> Dataset extract:
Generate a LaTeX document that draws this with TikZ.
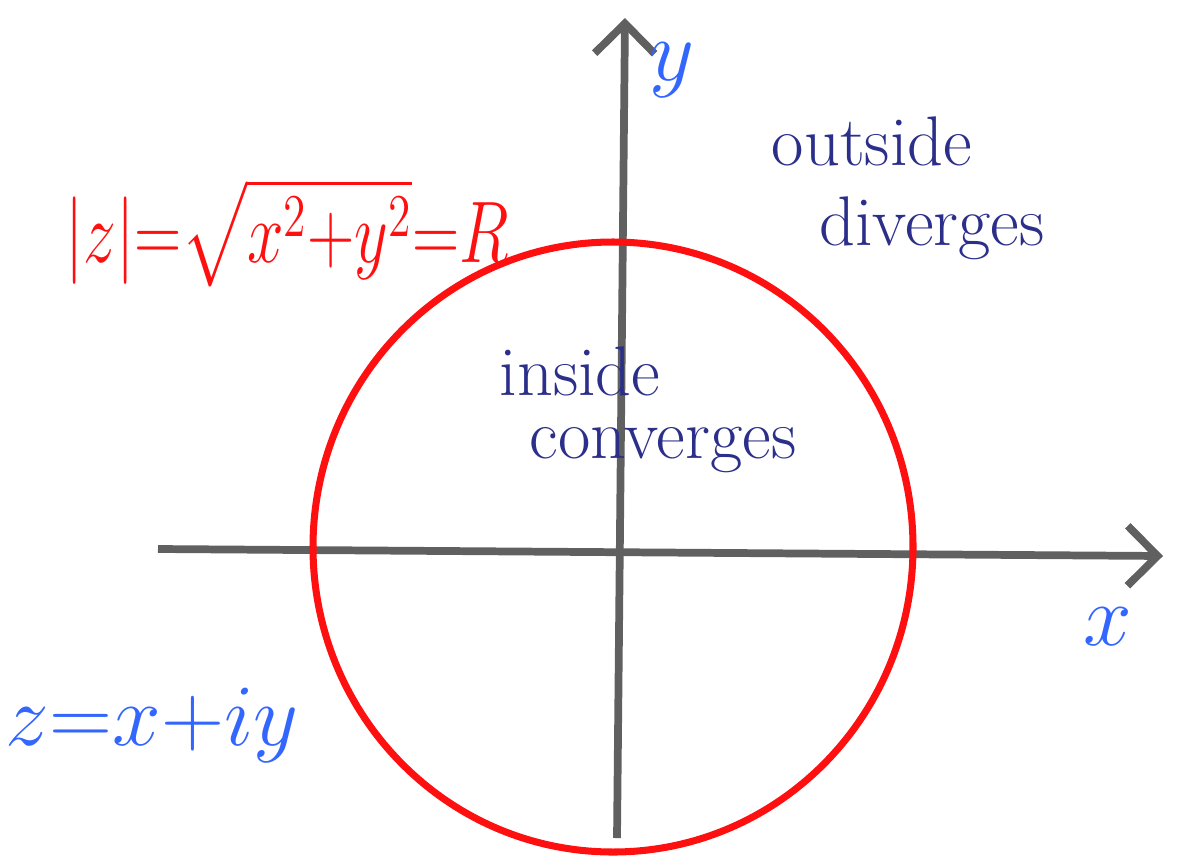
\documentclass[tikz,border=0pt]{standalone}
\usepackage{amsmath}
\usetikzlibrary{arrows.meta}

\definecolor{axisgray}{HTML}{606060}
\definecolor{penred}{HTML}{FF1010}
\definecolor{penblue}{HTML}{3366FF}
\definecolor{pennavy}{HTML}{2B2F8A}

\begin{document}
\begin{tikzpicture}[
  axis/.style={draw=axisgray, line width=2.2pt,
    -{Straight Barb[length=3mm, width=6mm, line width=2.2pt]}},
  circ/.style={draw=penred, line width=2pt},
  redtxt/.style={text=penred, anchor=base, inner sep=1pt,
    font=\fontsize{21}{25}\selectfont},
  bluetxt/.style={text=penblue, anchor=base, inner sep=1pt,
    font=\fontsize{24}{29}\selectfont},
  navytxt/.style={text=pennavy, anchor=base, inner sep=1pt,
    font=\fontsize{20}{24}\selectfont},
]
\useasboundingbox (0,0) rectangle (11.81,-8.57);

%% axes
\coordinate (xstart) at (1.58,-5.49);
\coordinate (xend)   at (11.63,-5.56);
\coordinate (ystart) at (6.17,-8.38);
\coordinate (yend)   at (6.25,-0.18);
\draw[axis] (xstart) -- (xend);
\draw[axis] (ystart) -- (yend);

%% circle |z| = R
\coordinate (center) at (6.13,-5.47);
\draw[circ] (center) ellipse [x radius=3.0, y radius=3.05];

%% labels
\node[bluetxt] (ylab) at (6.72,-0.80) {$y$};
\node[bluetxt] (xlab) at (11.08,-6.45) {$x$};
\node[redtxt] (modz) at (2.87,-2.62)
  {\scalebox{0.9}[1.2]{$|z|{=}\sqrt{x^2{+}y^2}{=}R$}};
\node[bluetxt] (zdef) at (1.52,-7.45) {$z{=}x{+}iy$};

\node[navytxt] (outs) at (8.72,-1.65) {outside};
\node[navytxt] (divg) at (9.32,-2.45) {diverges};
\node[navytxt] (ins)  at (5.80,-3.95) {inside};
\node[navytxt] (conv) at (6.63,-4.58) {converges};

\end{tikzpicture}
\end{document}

> Requirements:
Every line of the data above should be quoted exactly. Omit the pictures.

> Solution for this exercise:
Generate a LaTeX document that draws this with TikZ.
\documentclass[tikz,border=0pt]{standalone}
\usepackage{amsmath}
\usetikzlibrary{arrows.meta}

\definecolor{axisgray}{HTML}{606060}
\definecolor{penred}{HTML}{FF1010}
\definecolor{penblue}{HTML}{3366FF}
\definecolor{pennavy}{HTML}{2B2F8A}

\begin{document}
\begin{tikzpicture}[
  axis/.style={draw=axisgray, line width=2.2pt,
    -{Straight Barb[length=3mm, width=6mm, line width=2.2pt]}},
  circ/.style={draw=penred, line width=2pt},
  redtxt/.style={text=penred, anchor=base, inner sep=1pt,
    font=\fontsize{21}{25}\selectfont},
  bluetxt/.style={text=penblue, anchor=base, inner sep=1pt,
    font=\fontsize{24}{29}\selectfont},
  navytxt/.style={text=pennavy, anchor=base, inner sep=1pt,
    font=\fontsize{20}{24}\selectfont},
]
\useasboundingbox (0,0) rectangle (11.81,-8.57);

%% axes
\coordinate (xstart) at (1.58,-5.49);
\coordinate (xend)   at (11.63,-5.56);
\coordinate (ystart) at (6.17,-8.38);
\coordinate (yend)   at (6.25,-0.18);
\draw[axis] (xstart) -- (xend);
\draw[axis] (ystart) -- (yend);

%% circle |z| = R
\coordinate (center) at (6.13,-5.47);
\draw[circ] (center) ellipse [x radius=3.0, y radius=3.05];

%% labels
\node[bluetxt] (ylab) at (6.72,-0.80) {$y$};
\node[bluetxt] (xlab) at (11.08,-6.45) {$x$};
\node[redtxt] (modz) at (2.87,-2.62)
  {\scalebox{0.9}[1.2]{$|z|{=}\sqrt{x^2{+}y^2}{=}R$}};
\node[bluetxt] (zdef) at (1.52,-7.45) {$z{=}x{+}iy$};

\node[navytxt] (outs) at (8.72,-1.65) {outside};
\node[navytxt] (divg) at (9.32,-2.45) {diverges};
\node[navytxt] (ins)  at (5.80,-3.95) {inside};
\node[navytxt] (conv) at (6.63,-4.58) {converges};

\end{tikzpicture}
\end{document}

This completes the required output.